### Objective
Retype every line from the start of the data down to and including the line with "(K) at (428,489.5)". Skip the pictures.
===== Source material =====
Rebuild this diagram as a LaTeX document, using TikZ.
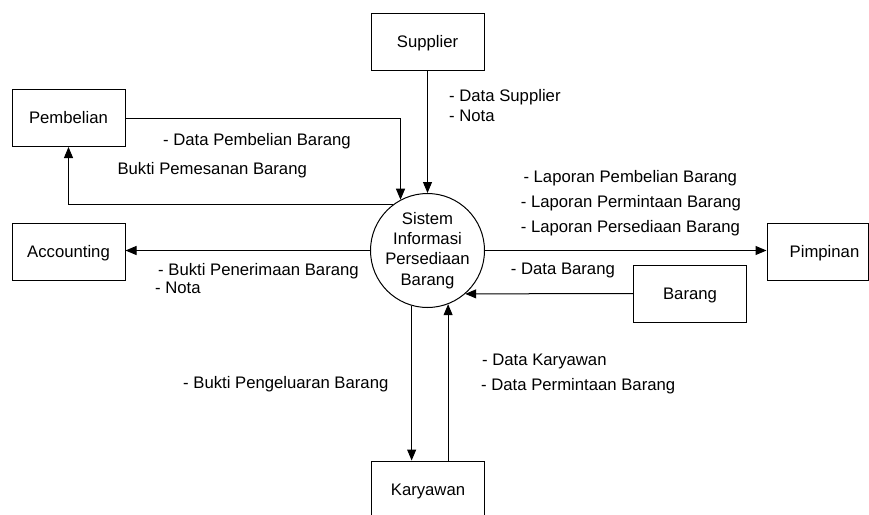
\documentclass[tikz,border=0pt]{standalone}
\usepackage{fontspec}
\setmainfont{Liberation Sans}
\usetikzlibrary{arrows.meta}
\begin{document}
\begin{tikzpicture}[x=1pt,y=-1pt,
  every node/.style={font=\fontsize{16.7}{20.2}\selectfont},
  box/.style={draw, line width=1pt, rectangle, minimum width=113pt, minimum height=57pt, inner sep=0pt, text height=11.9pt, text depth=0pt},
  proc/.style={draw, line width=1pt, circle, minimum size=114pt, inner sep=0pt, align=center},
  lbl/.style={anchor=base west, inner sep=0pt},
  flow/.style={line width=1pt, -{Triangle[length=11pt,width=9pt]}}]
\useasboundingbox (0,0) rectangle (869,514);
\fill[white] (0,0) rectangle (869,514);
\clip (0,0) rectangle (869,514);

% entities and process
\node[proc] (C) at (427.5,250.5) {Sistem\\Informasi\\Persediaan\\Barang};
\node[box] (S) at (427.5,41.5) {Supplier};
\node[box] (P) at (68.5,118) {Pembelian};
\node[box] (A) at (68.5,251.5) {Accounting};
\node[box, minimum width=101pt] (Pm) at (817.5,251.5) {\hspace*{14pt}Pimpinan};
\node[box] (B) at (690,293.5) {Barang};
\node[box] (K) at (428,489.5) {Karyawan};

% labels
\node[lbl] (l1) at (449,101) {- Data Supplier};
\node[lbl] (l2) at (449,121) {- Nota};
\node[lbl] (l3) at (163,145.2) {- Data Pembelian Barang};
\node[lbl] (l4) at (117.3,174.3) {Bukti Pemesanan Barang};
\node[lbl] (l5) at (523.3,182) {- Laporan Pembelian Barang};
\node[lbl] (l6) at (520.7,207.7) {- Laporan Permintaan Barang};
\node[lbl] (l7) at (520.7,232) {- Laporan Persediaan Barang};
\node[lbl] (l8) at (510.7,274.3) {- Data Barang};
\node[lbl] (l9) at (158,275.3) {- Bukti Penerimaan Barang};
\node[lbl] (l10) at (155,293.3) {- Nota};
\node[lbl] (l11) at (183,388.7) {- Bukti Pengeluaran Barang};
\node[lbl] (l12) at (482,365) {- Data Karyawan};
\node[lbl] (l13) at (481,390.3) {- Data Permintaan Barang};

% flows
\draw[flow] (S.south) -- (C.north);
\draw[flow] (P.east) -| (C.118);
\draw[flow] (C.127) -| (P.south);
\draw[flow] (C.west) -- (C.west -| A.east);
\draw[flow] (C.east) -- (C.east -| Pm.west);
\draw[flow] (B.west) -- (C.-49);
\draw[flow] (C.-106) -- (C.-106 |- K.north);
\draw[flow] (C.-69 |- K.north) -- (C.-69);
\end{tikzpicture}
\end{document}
=====
### Written solution
Rebuild this diagram as a LaTeX document, using TikZ.
\documentclass[tikz,border=0pt]{standalone}
\usepackage{fontspec}
\setmainfont{Liberation Sans}
\usetikzlibrary{arrows.meta}
\begin{document}
\begin{tikzpicture}[x=1pt,y=-1pt,
  every node/.style={font=\fontsize{16.7}{20.2}\selectfont},
  box/.style={draw, line width=1pt, rectangle, minimum width=113pt, minimum height=57pt, inner sep=0pt, text height=11.9pt, text depth=0pt},
  proc/.style={draw, line width=1pt, circle, minimum size=114pt, inner sep=0pt, align=center},
  lbl/.style={anchor=base west, inner sep=0pt},
  flow/.style={line width=1pt, -{Triangle[length=11pt,width=9pt]}}]
\useasboundingbox (0,0) rectangle (869,514);
\fill[white] (0,0) rectangle (869,514);
\clip (0,0) rectangle (869,514);

% entities and process
\node[proc] (C) at (427.5,250.5) {Sistem\\Informasi\\Persediaan\\Barang};
\node[box] (S) at (427.5,41.5) {Supplier};
\node[box] (P) at (68.5,118) {Pembelian};
\node[box] (A) at (68.5,251.5) {Accounting};
\node[box, minimum width=101pt] (Pm) at (817.5,251.5) {\hspace*{14pt}Pimpinan};
\node[box] (B) at (690,293.5) {Barang};
\node[box] (K) at (428,489.5) {Karyawan};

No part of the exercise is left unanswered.